Neo Solar Power Corporation , a world-class leading manufacturer of high quality solar cells and modules in Hsinchu, Taiwan,recently announced its 2016 Q2 & H1 financial report. According to 2016 H1 financial results, the company delivered NT$10,408 million in Net Revenues. Net Loss was NT$834 million while the underlying EPS closed at NT$ -0.90. For 2016 Q2, the company’s Net Loss was NT$942 million while the underlying EPS closed at NT$ -0.96. According to NSP 2016 Q2 consolidated financial report, the company delivered NT$4,504 million in Net Revenues, a QoQ decrease of 23.71% as compared with last quarter.
Due to continuing capacity relocation to overseas which led to the loss of utilized capacity and increase of manufacturing cost per unit, plus the declined ASP, it led to Realized Gross Loss of NT$401 million with Gross Margin of -8.90%. In addition, due to recognizing allowances, and related expenses for the NSP subsidiary which is consolidated into financial report for the first time, Operating Expenses reached to 468 million.
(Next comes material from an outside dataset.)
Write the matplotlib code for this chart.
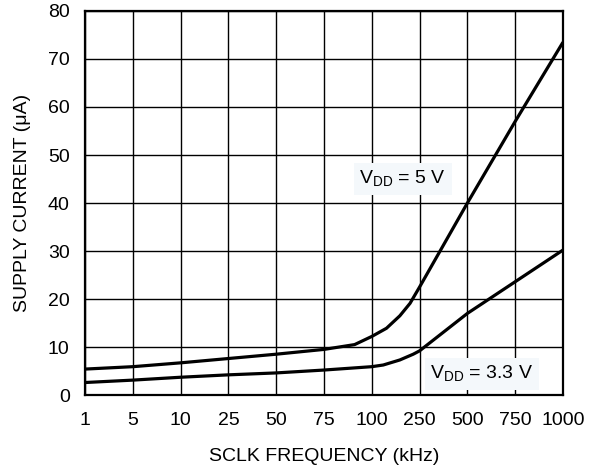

Operating Loss was NT$991 million with Operating Margin of -22.00%. Net Loss for 2016 Q2 was NT$942 million while the underlying EPS closed at NT$ -0.96. Looking forward the second half of this year, the capacity relocation is expected be completed in third quarter.
In addition, the solar system projects of NSP & GES with projects mainly in the United States, Japan and Taiwan will gradually be COD and sold. The total installed capacity is around 200MW, and planned projects sold by the end of this year will close to 80MW. Both aforementioned actions are believed to improve future NSP revenue and profit. NSP has completed NT$2.88 billion local rights issue in late April, and has abundant cash on the balance sheet. Cash on hand as of 2016 Q2 was NT$10,504 million and Debt to Asset ratio was maintained at relatively low level of 44%. As a whole, NSP has solid financial structure.